▼
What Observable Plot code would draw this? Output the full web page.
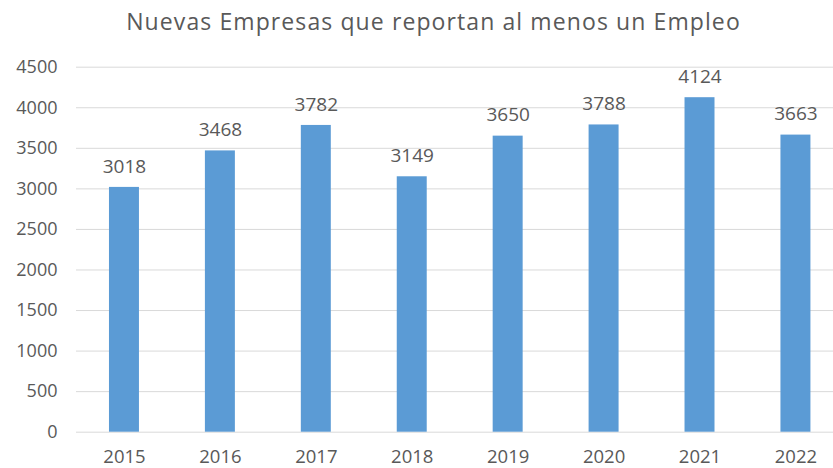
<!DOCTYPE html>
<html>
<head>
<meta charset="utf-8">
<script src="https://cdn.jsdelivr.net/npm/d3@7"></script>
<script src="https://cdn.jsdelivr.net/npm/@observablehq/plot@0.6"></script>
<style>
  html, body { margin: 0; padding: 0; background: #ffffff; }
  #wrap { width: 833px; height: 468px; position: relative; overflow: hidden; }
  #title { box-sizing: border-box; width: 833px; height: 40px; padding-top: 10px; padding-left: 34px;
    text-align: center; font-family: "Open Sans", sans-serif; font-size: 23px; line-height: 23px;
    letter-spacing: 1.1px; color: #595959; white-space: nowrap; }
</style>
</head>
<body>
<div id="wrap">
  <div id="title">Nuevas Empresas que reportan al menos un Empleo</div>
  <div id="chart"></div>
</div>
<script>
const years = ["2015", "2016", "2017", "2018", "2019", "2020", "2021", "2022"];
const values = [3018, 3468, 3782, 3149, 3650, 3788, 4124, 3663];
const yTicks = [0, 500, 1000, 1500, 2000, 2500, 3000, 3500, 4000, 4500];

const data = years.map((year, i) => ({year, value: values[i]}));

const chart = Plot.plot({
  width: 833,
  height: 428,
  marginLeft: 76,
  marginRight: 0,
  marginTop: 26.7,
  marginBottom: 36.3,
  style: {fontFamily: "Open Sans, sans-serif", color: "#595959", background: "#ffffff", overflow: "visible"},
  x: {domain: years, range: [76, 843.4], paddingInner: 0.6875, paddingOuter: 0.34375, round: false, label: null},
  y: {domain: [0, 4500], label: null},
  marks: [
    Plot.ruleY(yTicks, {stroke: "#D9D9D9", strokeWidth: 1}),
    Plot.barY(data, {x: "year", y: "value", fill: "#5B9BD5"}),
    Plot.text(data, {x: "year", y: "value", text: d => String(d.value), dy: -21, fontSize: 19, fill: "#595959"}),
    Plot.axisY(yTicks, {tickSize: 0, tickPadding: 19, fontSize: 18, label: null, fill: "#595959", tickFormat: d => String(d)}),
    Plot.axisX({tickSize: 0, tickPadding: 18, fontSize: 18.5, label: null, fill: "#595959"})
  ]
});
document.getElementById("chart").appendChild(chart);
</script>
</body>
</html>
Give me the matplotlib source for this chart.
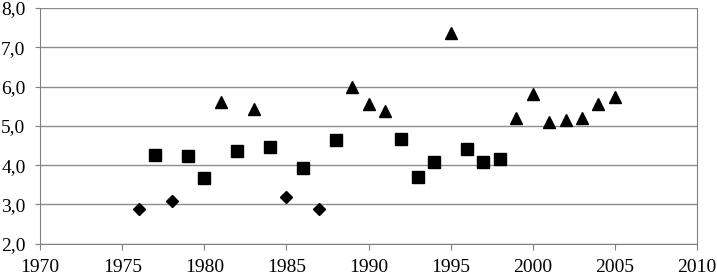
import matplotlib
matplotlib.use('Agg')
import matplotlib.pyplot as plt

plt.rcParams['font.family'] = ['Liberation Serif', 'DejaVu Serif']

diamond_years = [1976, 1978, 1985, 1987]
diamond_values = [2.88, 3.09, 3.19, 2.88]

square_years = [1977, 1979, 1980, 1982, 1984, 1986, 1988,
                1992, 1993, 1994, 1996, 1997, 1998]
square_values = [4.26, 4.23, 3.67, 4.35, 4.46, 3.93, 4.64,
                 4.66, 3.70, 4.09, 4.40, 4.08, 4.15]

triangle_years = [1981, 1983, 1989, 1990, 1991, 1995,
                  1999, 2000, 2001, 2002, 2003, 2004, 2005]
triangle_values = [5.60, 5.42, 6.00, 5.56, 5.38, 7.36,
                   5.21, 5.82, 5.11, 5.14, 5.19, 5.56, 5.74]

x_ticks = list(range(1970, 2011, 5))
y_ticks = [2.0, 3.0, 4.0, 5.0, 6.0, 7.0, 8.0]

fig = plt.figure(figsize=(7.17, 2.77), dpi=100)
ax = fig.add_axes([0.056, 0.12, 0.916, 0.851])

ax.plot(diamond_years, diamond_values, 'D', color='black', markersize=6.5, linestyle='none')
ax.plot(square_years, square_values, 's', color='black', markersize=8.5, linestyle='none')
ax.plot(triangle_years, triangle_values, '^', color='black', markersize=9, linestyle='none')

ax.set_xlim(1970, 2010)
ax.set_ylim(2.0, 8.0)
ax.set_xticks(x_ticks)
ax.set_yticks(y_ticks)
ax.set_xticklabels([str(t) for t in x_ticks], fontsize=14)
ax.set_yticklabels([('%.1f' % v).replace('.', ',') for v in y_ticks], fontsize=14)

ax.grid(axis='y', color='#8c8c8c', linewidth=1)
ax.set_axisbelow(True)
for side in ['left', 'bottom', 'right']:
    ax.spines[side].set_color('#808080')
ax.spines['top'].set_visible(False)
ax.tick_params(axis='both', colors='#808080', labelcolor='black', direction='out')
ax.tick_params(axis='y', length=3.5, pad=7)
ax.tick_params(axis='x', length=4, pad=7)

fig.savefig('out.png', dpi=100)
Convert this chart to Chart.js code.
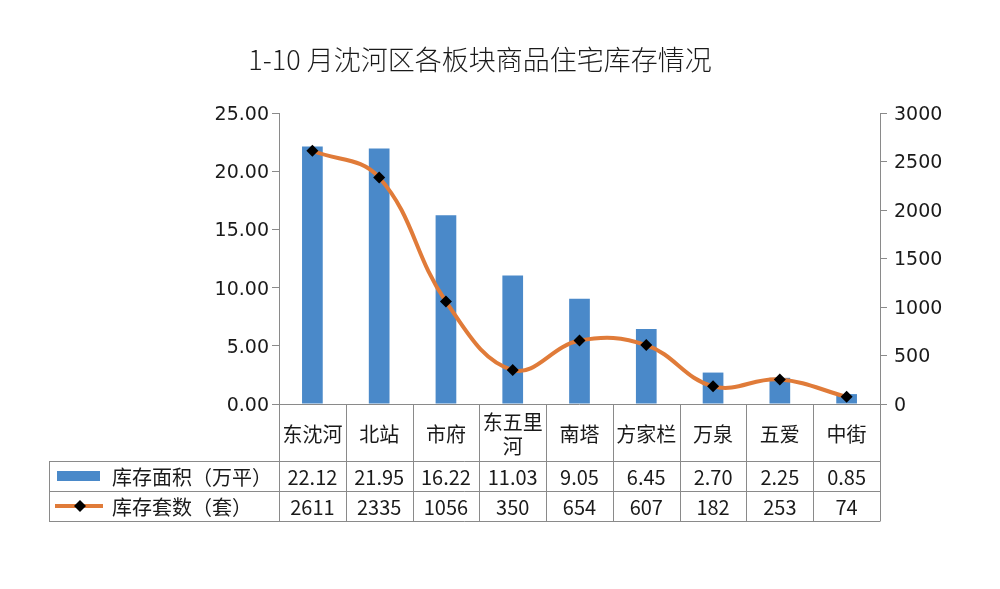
▲
Work instructions: Take the lines above from the top of the records through the one with "const data = years.map((year, i)" and repeat them exactly, without any pictures.

Exercise response:
What Observable Plot code would draw this? Output the full web page.
<!DOCTYPE html>
<html>
<head>
<meta charset="utf-8">
<script src="https://cdn.jsdelivr.net/npm/d3@7"></script>
<script src="https://cdn.jsdelivr.net/npm/@observablehq/plot@0.6"></script>
<style>
  html, body { margin: 0; padding: 0; background: #ffffff; }
  #wrap { width: 833px; height: 468px; position: relative; overflow: hidden; }
  #title { box-sizing: border-box; width: 833px; height: 40px; padding-top: 10px; padding-left: 34px;
    text-align: center; font-family: "Open Sans", sans-serif; font-size: 23px; line-height: 23px;
    letter-spacing: 1.1px; color: #595959; white-space: nowrap; }
</style>
</head>
<body>
<div id="wrap">
  <div id="title">Nuevas Empresas que reportan al menos un Empleo</div>
  <div id="chart"></div>
</div>
<script>
const years = ["2015", "2016", "2017", "2018", "2019", "2020", "2021", "2022"];
const values = [3018, 3468, 3782, 3149, 3650, 3788, 4124, 3663];
const yTicks = [0, 500, 1000, 1500, 2000, 2500, 3000, 3500, 4000, 4500];

const data = years.map((year, i) => ({year, value: values[i]}));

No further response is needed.